Previous studies on biodiversity in the tropics have focused on beetles, birds, mammals and molluscs. The Vamosi study mined worldwide databases for the number of plant species at risk in each country of the world, from Falkland Islands in the south to Greenland in the north, and looked at human factors such as GDP, population density and deforestation. Vamosi concentrated on data from vascular plants (ferns, conifers, and flowering plants), which includes such threatened species as the Canada Hemlock, Western Prairie Fringed Orchid, and Desert Lily, among many others.
Vamosi says he was surprised that human activity was not the primary cause of the increasing risk of extinction in the equatorial regions.
"Our findings differ from previous ones in that factors tightly linked to human activity were not particularly important in determining how many plant species were threatened with extinction. Instead, the most important factor seemed to be simply latitude. So, extinction dynamics may be very different between plant and animal species. Plant species near the equator may persist at naturally low population sizes or have small ranges, making them intrinsically more susceptible to a given amount of disturbance."
He adds that he would like to see the findings spur other researchers to bring more data to bear on this issue, given that most attention to date has focused on vertebrates.
Does this study put human disturbance off the hook? Vamosi says: No.
"This is not to say that human activities are not underlying contemporary risk of extinction; instead, it implies that plant species in a tropical country will, on average, be more sensitive to a given amount of human disturbance than those in a temperate country," he says.
Vamosi says that it is estimated that 20 to 45 per cent of species in the tropics are at risk. As a point of reference, in Canada, roughly 2 to 3 per cent are vulnerable to extinction.

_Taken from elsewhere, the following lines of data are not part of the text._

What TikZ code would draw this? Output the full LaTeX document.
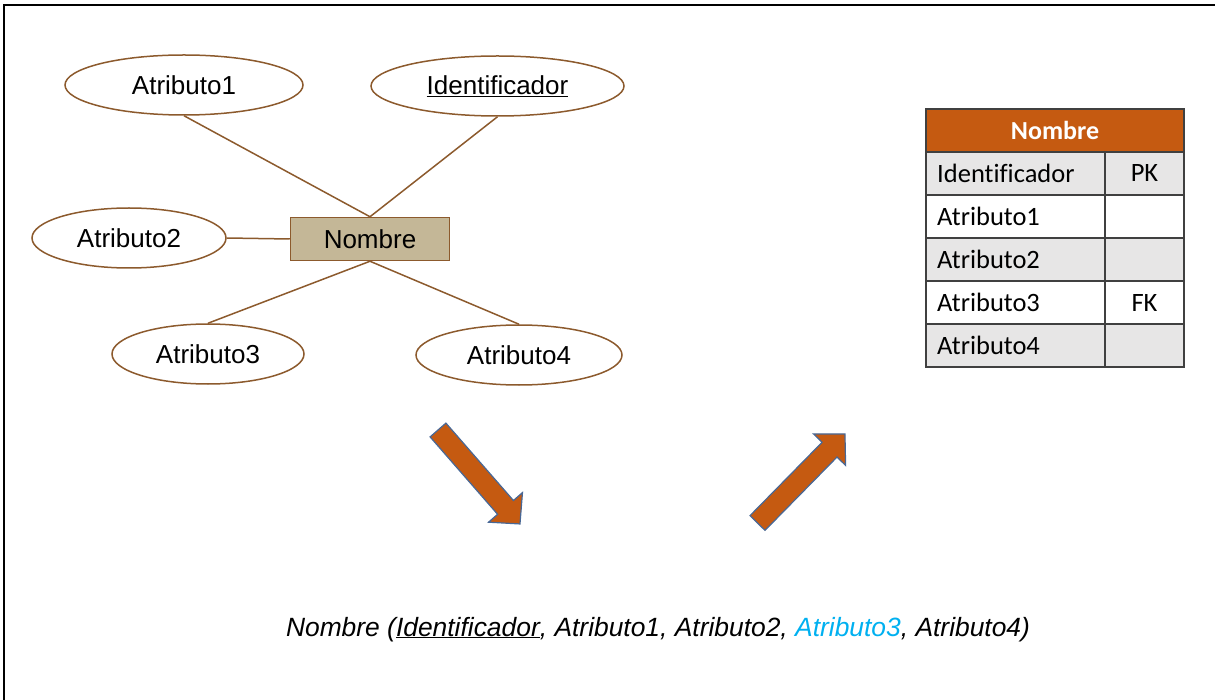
\documentclass[tikz,border=0pt]{standalone}
\usepackage{fontspec}
\setmainfont{Liberation Sans}
\newfontfamily\calfont[Ligatures=NoCommon]{Carlito}
\usetikzlibrary{shapes.geometric}
\definecolor{erbrown}{RGB}{140,90,45}
\definecolor{ertan}{RGB}{196,183,151}
\definecolor{arrorange}{RGB}{197,90,17}
\definecolor{arrblue}{RGB}{72,104,150}
\definecolor{rowgray}{RGB}{231,230,230}
\definecolor{tblline}{RGB}{64,64,64}
\definecolor{skyblue}{RGB}{0,176,240}
\tikzset{
  attr/.style={ellipse, draw=erbrown, line width=1.5pt, fill=white, inner sep=0pt,
    minimum height=60pt, font=\fontsize{26}{30}\selectfont},
  entity/.style={rectangle, draw=erbrown, line width=1.5pt, fill=ertan, inner sep=0pt,
    minimum width=159pt, minimum height=43pt, font=\fontsize{26}{30}\selectfont},
  link/.style={draw=erbrown, line width=1.5pt},
  bigarrow/.style={fill=arrorange, draw=arrblue, line width=1.2pt, line join=miter},
  cell/.style={anchor=west, inner sep=0pt, font=\calfont\fontsize{26.5}{30}\selectfont},
  keycell/.style={anchor=center, inner sep=0pt, font=\calfont\fontsize{26.5}{30}\selectfont},
  tblborder/.style={draw=tblline, line width=1.2pt},
}
\begin{document}
\begin{tikzpicture}[x=1pt,y=-1pt]
\useasboundingbox (0,0) rectangle (1215,700);
% frame
\draw[line width=2pt] (4,700) -- (4,5) -- (1215,5);
% ER diagram
\node[attr, minimum width=238pt] (a1) at (184,85) {Atributo1};
\node[attr, minimum width=253pt] (id) at (497.5,86) {\underline{Identificador}};
\node[attr, minimum width=194pt] (a2) at (129,238) {Atributo2};
\node[attr, minimum width=192pt] (a3) at (208,354) {Atributo3};
\node[attr, minimum width=206pt] (a4) at (519,355) {Atributo4};
\node[entity] (ent) at (370,239) {Nombre};
\draw[link] (ent.north) -- (a1.south);
\draw[link] (ent.north) -- (id.south);
\draw[link] (a2.east) -- (ent.west);
\draw[link] (ent.south) -- (a3.north);
\draw[link] (ent.south) -- (a4.north);
% arrows
\begin{scope}[shift={(438,430)}, rotate=-48.9]
\draw[bigarrow] (0,-10.5) -- (102.7,-10.5) -- (102.7,-22.5) -- (124.7,0) -- (102.7,22.5) -- (102.7,10.5) -- (0,10.5) -- cycle;
\end{scope}
\begin{scope}[shift={(757.5,523)}, rotate=45.5]
\draw[bigarrow] (0,-10.5) -- (102.8,-10.5) -- (102.8,-22.5) -- (124.8,0) -- (102.8,22.5) -- (102.8,10.5) -- (0,10.5) -- cycle;
\end{scope}
% table
\fill[arrorange] (926,109) rectangle (1184,152);
\fill[rowgray] (926,152) rectangle (1184,195);
\fill[white] (926,195) rectangle (1184,238);
\fill[rowgray] (926,238) rectangle (1184,281);
\fill[white] (926,281) rectangle (1184,324);
\fill[rowgray] (926,324) rectangle (1184,367);
\draw[tblborder] (926,109) rectangle (1184,367);
\foreach \yy in {152,195,238,281,324} \draw[tblborder] (926,\yy) -- (1184,\yy);
\draw[tblborder] (1105,152) -- (1105,367);
\node[keycell, text=white, font=\calfont\bfseries\fontsize{26}{30}\selectfont] (th) at (1055,130.5) {Nombre};
\node[cell] (r1) at (937,173.5) {Identificador};
\node[keycell] (k1) at (1144.5,173.5) {PK};
\node[cell] (r2) at (937,216.5) {Atributo1};
\node[cell] (r3) at (937,259.5) {Atributo2};
\node[cell] (r4) at (937,302.5) {Atributo3};
\node[keycell] (k4) at (1144.5,302.5) {FK};
\node[cell] (r5) at (937,345.5) {Atributo4};
% relational schema
\node[anchor=base, inner sep=0pt, font=\itshape\fontsize{26.4}{30}\selectfont] (schema) at (658,636)
  {Nombre (\underline{Identificador}, Atributo1, Atributo2, \textcolor{skyblue}{Atributo3}, Atributo4)};
\end{tikzpicture}
\end{document}
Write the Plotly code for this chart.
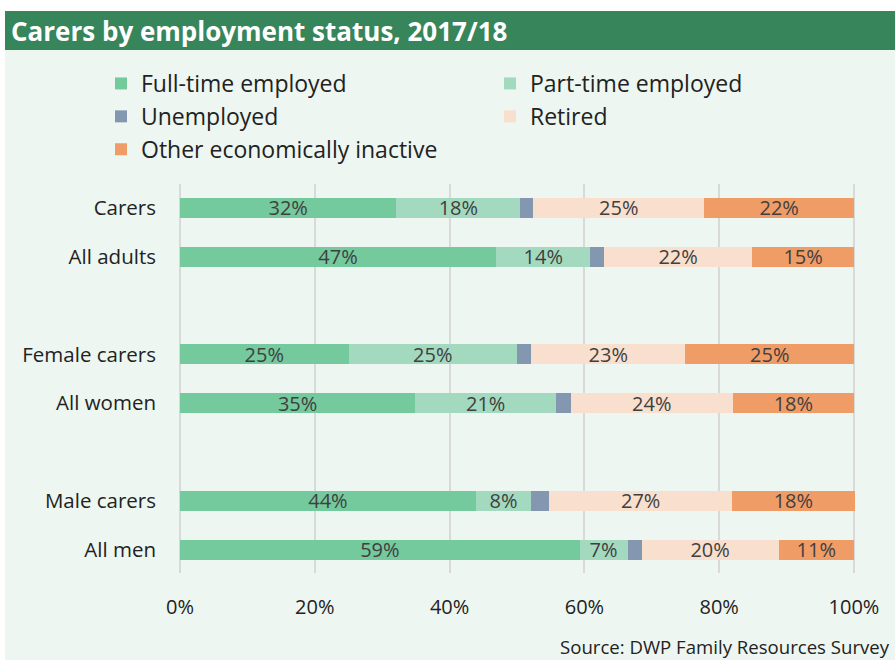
import plotly.graph_objects as go

# Groups shown top to bottom; a blank row sits between each pair
groups = ["Carers", "All adults", "Female carers", "All women", "Male carers", "All men"]
group_pos = [0, 1, 3, 4, 6, 7]

statuses = ["Full-time employed", "Part-time employed", "Unemployed", "Retired",
            "Other economically inactive"]

# Percentages per status, in the order of groups
full_time = [32.1, 46.9, 25.0, 34.9, 43.9, 59.3]
part_time = [18.4, 14.0, 25.0, 20.9, 8.2, 7.1]
unemployed = [1.9, 2.0, 2.1, 2.2, 2.7, 2.1]
retired = [25.4, 22.0, 22.9, 24.0, 27.1, 20.3]
other_inactive = [22.2, 15.1, 25.0, 18.0, 18.2, 11.2]

series = [full_time, part_time, unemployed, retired, other_inactive]
colours = ["#74C99D", "#A3DABF", "#8497B0", "#F9DFCD", "#F09C67"]
labelled = [True, True, False, True, True]
# left column of the legend vs right column
legend_ids = ["legend", "legend2", "legend", "legend2", "legend"]

x_ticks = [0, 20, 40, 60, 80, 100]
x_tick_labels = ["0%", "20%", "40%", "60%", "80%", "100%"]

W, H = 895, 660
L, R, T, B = 179, 40, 184, 87
PW, PH = W - L - R, H - T - B


def px_x(px):
    return (px - L) / PW


def px_y(py):
    return (H - B - py) / PH


FONT = "Open Sans"

fig = go.Figure()
for name, vals, col, lab, leg in zip(statuses, series, colours, labelled, legend_ids):
    fig.add_trace(go.Bar(
        name=name,
        x=vals,
        y=group_pos,
        orientation="h",
        width=0.41,
        marker=dict(color=col, line=dict(width=0)),
        texttemplate="%{x:.0f}%" if lab else "",
        textposition="inside",
        insidetextanchor="middle",
        textangle=0,
        textfont=dict(family=FONT, size=20, color="#404040"),
        hoverinfo="skip",
        legend=leg,
        legendgroup=name,
    ))

shapes = [
    # mint panel
    dict(type="rect", xref="paper", yref="paper", layer="below",
         x0=px_x(5), x1=px_x(W + 5), y0=px_y(H + 5), y1=px_y(50),
         fillcolor="#EDF6F0", line=dict(width=0)),
    # title bar
    dict(type="rect", xref="paper", yref="paper", layer="below",
         x0=px_x(5), x1=px_x(W + 5), y0=px_y(50), y1=px_y(11),
         fillcolor="#37855B", line=dict(width=0)),
]

annotations = [
    dict(text="<b>Carers by employment status, 2017/18</b>", xref="paper", yref="paper",
         x=px_x(9), y=px_y(31), xanchor="left", yanchor="middle", showarrow=False,
         font=dict(family=FONT, size=26, color="white")),
    dict(text="Source: DWP Family Resources Survey", xref="paper", yref="paper",
         x=px_x(892), y=px_y(646), xanchor="right", yanchor="middle", showarrow=False,
         font=dict(family=FONT, size=18.6, color="#222222")),
]

legend_style = dict(
    orientation="v", yanchor="top", xanchor="left", traceorder="normal",
    font=dict(family=FONT, size=23, color="#222222"),
    bgcolor="rgba(0,0,0,0)", tracegroupgap=1, itemclick=False,
)

fig.update_layout(
    width=W, height=H,
    margin=dict(l=L, r=R, t=T, b=B, pad=0),
    barmode="stack",
    paper_bgcolor="white",
    plot_bgcolor="rgba(0,0,0,0)",
    font=dict(family=FONT, size=20, color="#222222"),
    shapes=shapes,
    annotations=annotations,
    uniformtext=dict(minsize=20, mode="show"),
    legend=dict(x=px_x(101), y=px_y(62), **legend_style),
    legend2=dict(x=px_x(490), y=px_y(62), **legend_style),
    xaxis=dict(
        range=[-0.15, 100.15], tickvals=x_ticks, ticktext=x_tick_labels,
        showgrid=True, gridcolor="#D9D9D9", gridwidth=1.5, zeroline=False,
        showline=False, ticks="", ticklabelstandoff=20,
        tickfont=dict(family=FONT, size=20, color="#222222"),
        fixedrange=True,
    ),
    yaxis=dict(
        range=[7.48, -0.49], tickvals=group_pos, ticktext=groups,
        showgrid=False, zeroline=False, showline=False, ticks="",
        ticklabelstandoff=22,
        tickfont=dict(family=FONT, size=20.5, color="#222222"),
        fixedrange=True,
    ),
)

fig.write_html("out.html", config={"displayModeBar": False},
               post_script="document.body.style.margin='0';")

Tropical ecosystems are considered the lungs of our planet as 60 per cent of the Earth's plant species are found in tropical rain forests, despite this area containing only 12 per cent of the Earth's land mass. The tropics are an important source of pharmaceuticals as well as food. The area is also habitat for a disproportionate percentage of the Earth's fauna, including butterflies, primates, birds, bats, and losses of tropical plants will often have disastrous consequences for such species. Because of the interconnectedness of the Earth's ecosystems, species loss near the equator can have significant effects on countries thousands of kilometers away.